Work to do
Write out the material exactly, without any of its pictures.

☆ ☆ ☆ ☆ ☆ ☆ ☆

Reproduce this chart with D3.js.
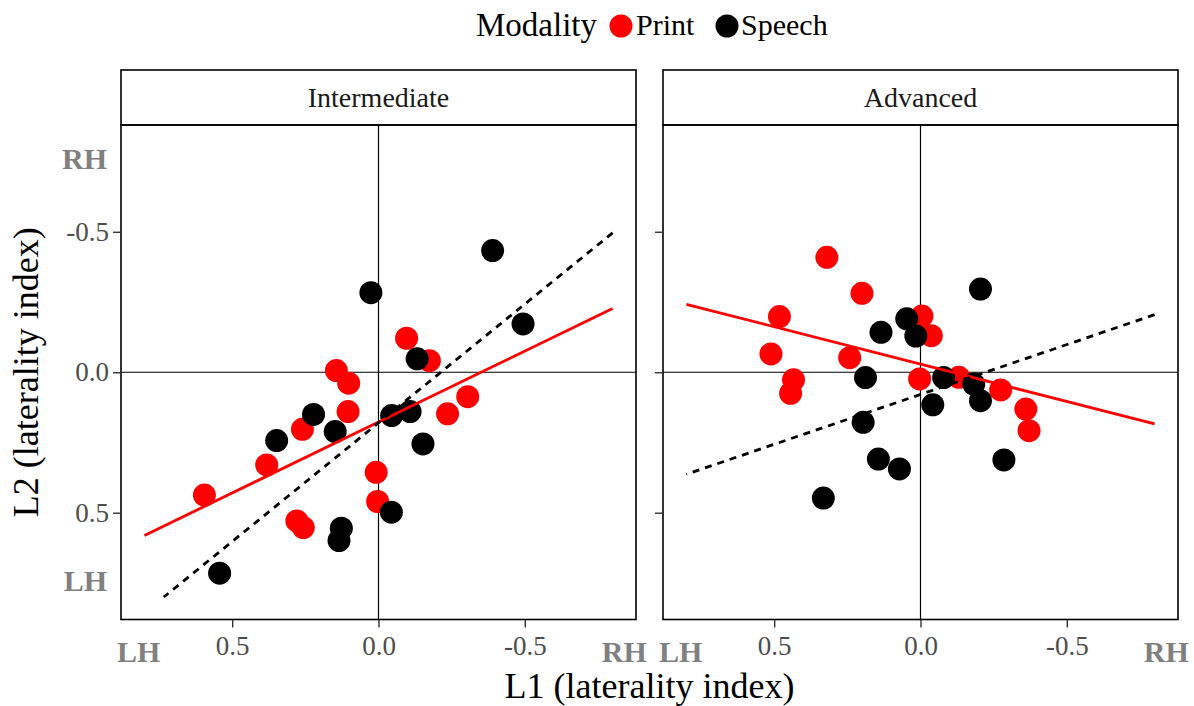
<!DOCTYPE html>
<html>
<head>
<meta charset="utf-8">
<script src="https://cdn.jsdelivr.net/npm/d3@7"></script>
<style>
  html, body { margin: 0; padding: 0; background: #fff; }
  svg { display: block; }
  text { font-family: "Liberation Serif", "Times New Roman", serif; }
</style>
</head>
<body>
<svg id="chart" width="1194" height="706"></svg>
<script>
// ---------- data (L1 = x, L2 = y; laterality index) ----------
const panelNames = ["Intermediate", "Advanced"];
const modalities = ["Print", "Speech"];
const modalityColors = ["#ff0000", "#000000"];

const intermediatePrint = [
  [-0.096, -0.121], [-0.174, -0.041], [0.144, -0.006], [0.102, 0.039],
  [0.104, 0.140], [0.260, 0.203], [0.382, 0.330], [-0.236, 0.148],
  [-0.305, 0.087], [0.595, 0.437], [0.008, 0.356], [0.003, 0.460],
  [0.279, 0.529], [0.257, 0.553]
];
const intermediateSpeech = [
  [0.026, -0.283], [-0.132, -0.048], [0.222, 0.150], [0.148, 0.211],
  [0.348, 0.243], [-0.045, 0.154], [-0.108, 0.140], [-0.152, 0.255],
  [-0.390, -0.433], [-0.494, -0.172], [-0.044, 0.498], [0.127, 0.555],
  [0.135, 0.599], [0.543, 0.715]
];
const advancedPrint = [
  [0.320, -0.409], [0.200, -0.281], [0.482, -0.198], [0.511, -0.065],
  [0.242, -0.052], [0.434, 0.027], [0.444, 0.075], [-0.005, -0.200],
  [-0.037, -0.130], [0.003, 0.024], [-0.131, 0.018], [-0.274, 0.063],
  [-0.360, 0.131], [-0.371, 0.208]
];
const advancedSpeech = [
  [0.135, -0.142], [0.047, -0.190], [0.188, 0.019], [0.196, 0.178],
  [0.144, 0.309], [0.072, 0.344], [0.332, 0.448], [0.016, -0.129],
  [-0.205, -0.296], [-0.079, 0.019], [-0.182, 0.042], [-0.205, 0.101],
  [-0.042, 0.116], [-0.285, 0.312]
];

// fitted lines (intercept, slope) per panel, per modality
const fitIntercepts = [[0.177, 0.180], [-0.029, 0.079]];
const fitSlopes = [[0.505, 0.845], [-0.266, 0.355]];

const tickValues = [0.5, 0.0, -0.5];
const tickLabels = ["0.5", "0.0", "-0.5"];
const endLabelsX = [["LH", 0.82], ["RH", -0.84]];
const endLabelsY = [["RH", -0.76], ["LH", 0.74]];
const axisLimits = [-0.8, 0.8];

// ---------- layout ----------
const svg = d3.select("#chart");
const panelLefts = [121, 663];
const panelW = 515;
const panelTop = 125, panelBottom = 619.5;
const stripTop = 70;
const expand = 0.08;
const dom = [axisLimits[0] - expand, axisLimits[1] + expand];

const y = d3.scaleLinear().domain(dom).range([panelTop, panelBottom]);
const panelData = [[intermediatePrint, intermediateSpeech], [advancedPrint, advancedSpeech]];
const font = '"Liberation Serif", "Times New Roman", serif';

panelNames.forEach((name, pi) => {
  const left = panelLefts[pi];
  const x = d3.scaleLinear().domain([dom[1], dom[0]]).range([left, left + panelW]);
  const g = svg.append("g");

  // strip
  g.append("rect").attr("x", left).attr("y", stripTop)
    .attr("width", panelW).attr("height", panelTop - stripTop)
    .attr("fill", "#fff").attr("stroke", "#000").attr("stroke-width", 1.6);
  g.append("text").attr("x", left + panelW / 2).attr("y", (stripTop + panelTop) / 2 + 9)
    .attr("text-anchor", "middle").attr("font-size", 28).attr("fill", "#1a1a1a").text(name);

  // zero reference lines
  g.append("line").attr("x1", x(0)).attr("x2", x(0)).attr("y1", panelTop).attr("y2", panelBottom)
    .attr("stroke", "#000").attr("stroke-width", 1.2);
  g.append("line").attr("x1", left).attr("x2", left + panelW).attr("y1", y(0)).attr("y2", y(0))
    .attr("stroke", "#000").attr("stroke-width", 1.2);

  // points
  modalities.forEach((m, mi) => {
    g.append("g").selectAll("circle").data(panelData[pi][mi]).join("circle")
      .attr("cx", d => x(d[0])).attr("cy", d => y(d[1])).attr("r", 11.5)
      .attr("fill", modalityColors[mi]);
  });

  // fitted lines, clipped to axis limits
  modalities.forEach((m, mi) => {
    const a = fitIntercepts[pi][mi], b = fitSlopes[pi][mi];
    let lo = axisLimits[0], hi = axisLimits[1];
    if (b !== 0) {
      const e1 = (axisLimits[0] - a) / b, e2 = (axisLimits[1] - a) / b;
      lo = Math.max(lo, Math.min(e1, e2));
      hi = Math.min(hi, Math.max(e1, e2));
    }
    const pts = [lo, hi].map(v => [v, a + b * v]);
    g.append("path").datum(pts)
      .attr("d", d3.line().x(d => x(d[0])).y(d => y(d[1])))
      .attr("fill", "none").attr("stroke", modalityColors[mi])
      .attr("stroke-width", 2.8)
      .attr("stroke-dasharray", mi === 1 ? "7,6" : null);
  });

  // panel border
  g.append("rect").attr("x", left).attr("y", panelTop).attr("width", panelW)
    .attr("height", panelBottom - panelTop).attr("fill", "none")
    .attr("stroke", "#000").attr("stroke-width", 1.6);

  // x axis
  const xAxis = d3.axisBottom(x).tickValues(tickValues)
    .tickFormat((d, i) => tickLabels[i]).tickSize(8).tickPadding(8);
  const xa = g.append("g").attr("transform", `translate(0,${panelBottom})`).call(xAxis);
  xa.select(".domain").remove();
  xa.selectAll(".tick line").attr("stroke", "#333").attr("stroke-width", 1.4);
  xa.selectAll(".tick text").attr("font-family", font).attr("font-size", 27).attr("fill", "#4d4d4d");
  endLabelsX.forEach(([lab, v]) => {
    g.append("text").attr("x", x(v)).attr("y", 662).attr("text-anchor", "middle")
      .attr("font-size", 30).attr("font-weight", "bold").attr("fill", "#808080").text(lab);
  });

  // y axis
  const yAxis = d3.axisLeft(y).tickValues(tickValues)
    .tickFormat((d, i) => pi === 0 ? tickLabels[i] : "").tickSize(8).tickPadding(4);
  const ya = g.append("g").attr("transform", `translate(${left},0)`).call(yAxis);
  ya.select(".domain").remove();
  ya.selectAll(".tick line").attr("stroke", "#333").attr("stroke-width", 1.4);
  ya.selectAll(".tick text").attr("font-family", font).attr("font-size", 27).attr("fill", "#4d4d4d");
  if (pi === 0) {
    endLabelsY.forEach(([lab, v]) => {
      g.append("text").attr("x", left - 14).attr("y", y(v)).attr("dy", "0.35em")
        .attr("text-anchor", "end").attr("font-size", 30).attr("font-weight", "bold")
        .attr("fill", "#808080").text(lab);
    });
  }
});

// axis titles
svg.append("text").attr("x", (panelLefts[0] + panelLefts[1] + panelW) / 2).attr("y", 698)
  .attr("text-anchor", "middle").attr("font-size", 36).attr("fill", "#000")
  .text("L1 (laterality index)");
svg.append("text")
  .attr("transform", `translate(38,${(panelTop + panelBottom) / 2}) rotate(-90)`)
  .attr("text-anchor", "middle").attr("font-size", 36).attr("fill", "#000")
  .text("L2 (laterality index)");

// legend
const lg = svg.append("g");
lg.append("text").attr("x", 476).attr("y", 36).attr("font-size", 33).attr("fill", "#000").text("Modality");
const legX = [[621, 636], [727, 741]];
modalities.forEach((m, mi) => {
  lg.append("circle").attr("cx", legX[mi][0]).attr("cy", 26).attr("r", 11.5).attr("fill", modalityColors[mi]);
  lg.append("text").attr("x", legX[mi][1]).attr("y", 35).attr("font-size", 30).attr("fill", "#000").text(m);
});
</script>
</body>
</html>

☆ ☆ ☆ ☆ ☆ ☆ ☆

Solution for this task
Reproduce this chart with D3.js.
<!DOCTYPE html>
<html>
<head>
<meta charset="utf-8">
<script src="https://cdn.jsdelivr.net/npm/d3@7"></script>
<style>
  html, body { margin: 0; padding: 0; background: #fff; }
  svg { display: block; }
  text { font-family: "Liberation Serif", "Times New Roman", serif; }
</style>
</head>
<body>
<svg id="chart" width="1194" height="706"></svg>
<script>
// ---------- data (L1 = x, L2 = y; laterality index) ----------
const panelNames = ["Intermediate", "Advanced"];
const modalities = ["Print", "Speech"];
const modalityColors = ["#ff0000", "#000000"];

const intermediatePrint = [
  [-0.096, -0.121], [-0.174, -0.041], [0.144, -0.006], [0.102, 0.039],
  [0.104, 0.140], [0.260, 0.203], [0.382, 0.330], [-0.236, 0.148],
  [-0.305, 0.087], [0.595, 0.437], [0.008, 0.356], [0.003, 0.460],
  [0.279, 0.529], [0.257, 0.553]
];
const intermediateSpeech = [
  [0.026, -0.283], [-0.132, -0.048], [0.222, 0.150], [0.148, 0.211],
  [0.348, 0.243], [-0.045, 0.154], [-0.108, 0.140], [-0.152, 0.255],
  [-0.390, -0.433], [-0.494, -0.172], [-0.044, 0.498], [0.127, 0.555],
  [0.135, 0.599], [0.543, 0.715]
];
const advancedPrint = [
  [0.320, -0.409], [0.200, -0.281], [0.482, -0.198], [0.511, -0.065],
  [0.242, -0.052], [0.434, 0.027], [0.444, 0.075], [-0.005, -0.200],
  [-0.037, -0.130], [0.003, 0.024], [-0.131, 0.018], [-0.274, 0.063],
  [-0.360, 0.131], [-0.371, 0.208]
];
const advancedSpeech = [
  [0.135, -0.142], [0.047, -0.190], [0.188, 0.019], [0.196, 0.178],
  [0.144, 0.309], [0.072, 0.344], [0.332, 0.448], [0.016, -0.129],
  [-0.205, -0.296], [-0.079, 0.019], [-0.182, 0.042], [-0.205, 0.101],
  [-0.042, 0.116], [-0.285, 0.312]
];

// fitted lines (intercept, slope) per panel, per modality
const fitIntercepts = [[0.177, 0.180], [-0.029, 0.079]];
const fitSlopes = [[0.505, 0.845], [-0.266, 0.355]];

const tickValues = [0.5, 0.0, -0.5];
const tickLabels = ["0.5", "0.0", "-0.5"];
const endLabelsX = [["LH", 0.82], ["RH", -0.84]];
const endLabelsY = [["RH", -0.76], ["LH", 0.74]];
const axisLimits = [-0.8, 0.8];

// ---------- layout ----------
const svg = d3.select("#chart");
const panelLefts = [121, 663];
const panelW = 515;
const panelTop = 125, panelBottom = 619.5;
const stripTop = 70;
const expand = 0.08;
const dom = [axisLimits[0] - expand, axisLimits[1] + expand];

const y = d3.scaleLinear().domain(dom).range([panelTop, panelBottom]);
const panelData = [[intermediatePrint, intermediateSpeech], [advancedPrint, advancedSpeech]];
const font = '"Liberation Serif", "Times New Roman", serif';

panelNames.forEach((name, pi) => {
  const left = panelLefts[pi];
  const x = d3.scaleLinear().domain([dom[1], dom[0]]).range([left, left + panelW]);
  const g = svg.append("g");

  // strip
  g.append("rect").attr("x", left).attr("y", stripTop)
    .attr("width", panelW).attr("height", panelTop - stripTop)
    .attr("fill", "#fff").attr("stroke", "#000").attr("stroke-width", 1.6);
  g.append("text").attr("x", left + panelW / 2).attr("y", (stripTop + panelTop) / 2 + 9)
    .attr("text-anchor", "middle").attr("font-size", 28).attr("fill", "#1a1a1a").text(name);

  // zero reference lines
  g.append("line").attr("x1", x(0)).attr("x2", x(0)).attr("y1", panelTop).attr("y2", panelBottom)
    .attr("stroke", "#000").attr("stroke-width", 1.2);
  g.append("line").attr("x1", left).attr("x2", left + panelW).attr("y1", y(0)).attr("y2", y(0))
    .attr("stroke", "#000").attr("stroke-width", 1.2);

  // points
  modalities.forEach((m, mi) => {
    g.append("g").selectAll("circle").data(panelData[pi][mi]).join("circle")
      .attr("cx", d => x(d[0])).attr("cy", d => y(d[1])).attr("r", 11.5)
      .attr("fill", modalityColors[mi]);
  });

  // fitted lines, clipped to axis limits
  modalities.forEach((m, mi) => {
    const a = fitIntercepts[pi][mi], b = fitSlopes[pi][mi];
    let lo = axisLimits[0], hi = axisLimits[1];
    if (b !== 0) {
      const e1 = (axisLimits[0] - a) / b, e2 = (axisLimits[1] - a) / b;
      lo = Math.max(lo, Math.min(e1, e2));
      hi = Math.min(hi, Math.max(e1, e2));
    }
    const pts = [lo, hi].map(v => [v, a + b * v]);
    g.append("path").datum(pts)
      .attr("d", d3.line().x(d => x(d[0])).y(d => y(d[1])))
      .attr("fill", "none").attr("stroke", modalityColors[mi])
      .attr("stroke-width", 2.8)
      .attr("stroke-dasharray", mi === 1 ? "7,6" : null);
  });

  // panel border
  g.append("rect").attr("x", left).attr("y", panelTop).attr("width", panelW)
    .attr("height", panelBottom - panelTop).attr("fill", "none")
    .attr("stroke", "#000").attr("stroke-width", 1.6);

  // x axis
  const xAxis = d3.axisBottom(x).tickValues(tickValues)
    .tickFormat((d, i) => tickLabels[i]).tickSize(8).tickPadding(8);
  const xa = g.append("g").attr("transform", `translate(0,${panelBottom})`).call(xAxis);
  xa.select(".domain").remove();
  xa.selectAll(".tick line").attr("stroke", "#333").attr("stroke-width", 1.4);
  xa.selectAll(".tick text").attr("font-family", font).attr("font-size", 27).attr("fill", "#4d4d4d");
  endLabelsX.forEach(([lab, v]) => {
    g.append("text").attr("x", x(v)).attr("y", 662).attr("text-anchor", "middle")
      .attr("font-size", 30).attr("font-weight", "bold").attr("fill", "#808080").text(lab);
  });

  // y axis
  const yAxis = d3.axisLeft(y).tickValues(tickValues)
    .tickFormat((d, i) => pi === 0 ? tickLabels[i] : "").tickSize(8).tickPadding(4);
  const ya = g.append("g").attr("transform", `translate(${left},0)`).call(yAxis);
  ya.select(".domain").remove();
  ya.selectAll(".tick line").attr("stroke", "#333").attr("stroke-width", 1.4);
  ya.selectAll(".tick text").attr("font-family", font).attr("font-size", 27).attr("fill", "#4d4d4d");
  if (pi === 0) {
    endLabelsY.forEach(([lab, v]) => {
      g.append("text").attr("x", left - 14).attr("y", y(v)).attr("dy", "0.35em")
        .attr("text-anchor", "end").attr("font-size", 30).attr("font-weight", "bold")
        .attr("fill", "#808080").text(lab);
    });
  }
});

// axis titles
svg.append("text").attr("x", (panelLefts[0] + panelLefts[1] + panelW) / 2).attr("y", 698)
  .attr("text-anchor", "middle").attr("font-size", 36).attr("fill", "#000")
  .text("L1 (laterality index)");
svg.append("text")
  .attr("transform", `translate(38,${(panelTop + panelBottom) / 2}) rotate(-90)`)
  .attr("text-anchor", "middle").attr("font-size", 36).attr("fill", "#000")
  .text("L2 (laterality index)");

// legend
const lg = svg.append("g");
lg.append("text").attr("x", 476).attr("y", 36).attr("font-size", 33).attr("fill", "#000").text("Modality");
const legX = [[621, 636], [727, 741]];
modalities.forEach((m, mi) => {
  lg.append("circle").attr("cx", legX[mi][0]).attr("cy", 26).attr("r", 11.5).attr("fill", modalityColors[mi]);
  lg.append("text").attr("x", legX[mi][1]).attr("y", 35).attr("font-size", 30).attr("fill", "#000").text(m);
});
</script>
</body>
</html>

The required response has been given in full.